Almost all defendants in capital cases cannot afford their own attorneys. In many cases, the appointed attorneys are overworked, underpaid, or lacking the trial experience required for death penalty cases.

There have even been instances in which lawyers appointed to a death case were so inexperienced that they were completely unprepared for the sentencing phase of the trial. Other appointed attorneys have slept through parts of the trial, or arrived at the court under the influence of alcohol.

In 2001, U.S. Supreme Court Justice, Ruth Bader Ginsburg commented: “People who are well represented at trial do not get the death penalty . . . I have yet to see a death case among the dozens coming to the Supreme Court on eve-of-execution stay applications in which the defendant was well represented at trial.”


  • Almost all defendants who face capital charges cannot afford an attorney and rely on the state to appoint one for them. However, often times appointed attorneys are overworked, underpaid, lack critical resources, and are either incompetent or inexperienced. As a result when death sentences are set aside by the federal courts, it is often because among other reasons the trial attorney was so incompetent that the accused’s constitutional right to effective counsel was violated. (See ACLU Report: Slamming the Courthouse Doors: Denial of Access to Justice and Remedy in America“)
  • In 2009, the U.N. Special Rapporteur on extrajudicial, summary or arbitrary executions conducted an official visit to the United States to examine the administration of the death penalty in Alabama and Texas. Alabama has the highest per capita rate of executions in the United States, while Texas has the largest total number of executions and one of the largest death row populations after California and Florida. The Special Rapporteur expressed concern about deficiencies in the administration of the death penalty in Alabama and Texas, including “the lack of adequate counsel for indigent defendants.” He called for the two states “to establish well-funded, state-wide public defender services” and recommended that “[o]versight of these should be independent of the executive and judicial branches.” The state of Alabama has no state-wide public defender system even though its death row occupants are overwhelmingly poor with 95% indigent. (See ACLU Report above)
  • An examination of 461 capital cases by The Dallas Morning News found that nearly one in four condemned inmates has been represented at trial or on appeal by court-appointed attorneys who have been disciplined for professional misconduct at some point in their careers. (“Quality Of Justice“Dallas Morning News, September 10, 2000).
  • In Washington state, one-fifth of the 84 people who have faced execution in the past 20 years were represented by lawyers who had been, or were later, disbarred, suspended or arrested. (Overall, the state’s disbarment rate for attorneys is less than 1%.) (Seattle Post-Intelligencer, Aug. 6-8, 2001).
  • According to an investigation by the Chicago Tribune, 12% of those sentenced to death from 1976-1999 were represented by, “an attorney who had been, or was later, disbarred or suspended–disciplinary sanctions reserved for conduct so incompetent, unethical or even criminal that the state believes an attorney’s license should be taken away.” An additional 9.5% inmates, “have received a new trial or sentencing because their attorneys’ incompetence rendered the verdict or sentence unfair, court records show.” (Ken Armstrong and Steve Mills, Inept Defenses Cloud Verdict,” Chicago Tribune, November 15, 1999)
  • In North Carolina, at least 16 death row inmates, including 3 who were executed, were represented by lawyers who have been disbarred or disciplined for unethical or criminal conduct. (Charlotte Observer, Sept. 9, 2000).

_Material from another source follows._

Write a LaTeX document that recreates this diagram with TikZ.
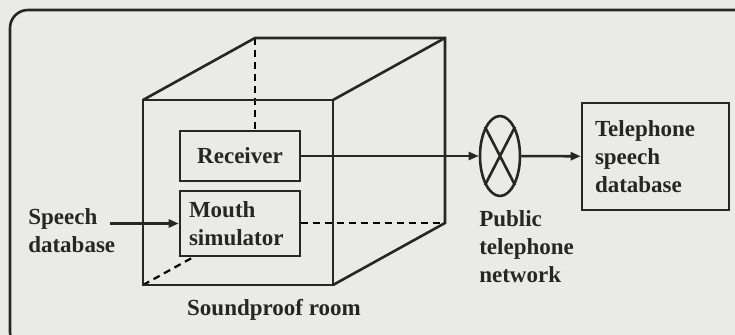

DPIC Report: “With Justice for Few: The Growing Crisis in Death Penalty Representation (1995)


From http://www.eji.org/deathpenalty/inadequatecounsel

Alabama is the only state in the country without a state-funded program to provide legal assistance to death row prisoners. There is no state-wide public defender program in the state and, in some counties, defendants have been sentenced to death after trials where they were represented by a lawyer who did not meet even the minimum requirement of five years of criminal defense experience. Nearly half of the people on Alabama’s death row were represented at trial by appointed lawyers whose compensation for out-of-court preparation was capped at $1000.

This political obsession with cutting costs to the minimum level possible will lead to the same sort of issues of inadequate representation. If this is discovered, it will result in increased legal costs as appeals will inevitably follow. If the inadequate representation is not discovered, then innocent people will inevitably be convicted and many sentenced to prison sentences, losing homes, careers and families as a result

In criminal law, Blackstone’s formulation (also known as Blackstone’s ratio or the Blackstone ratio) is the principle:

better that ten guilty persons escape than that one innocent suffer“,

…expressed by the English jurist William Blackstone in his Commentaries on the Laws of England, published in the 1760s.

This political obsession with cost cutting will inevitably destroy this principle that has helped protect your freedoms.

I’ll leave the final word on the subject of suitable legal representation to the author of the Young Rumpole blog:

One of the best parts about his pronouncement was that some of the cases being undertaken by silks could be undertaken by junior barristers (in this context anyone who is NOT a silk), who might be about to take silk in a couple of months. They already have the skills but don’t command the same rates. This really is excellent stuff, as many of my colleagues are looking forward to the Ministry producing the list of “People Who Will Be Silks In A Couple Of Months” list to see if their names are on it.

One wonders what we were expecting really. Mr Grayling is not a qualified Solicitor or Barrister. He has no law degree, but a background in television.

I will be coming back to this topic in another blog post and looking at what happens to those innocent people who are wrongly convicted.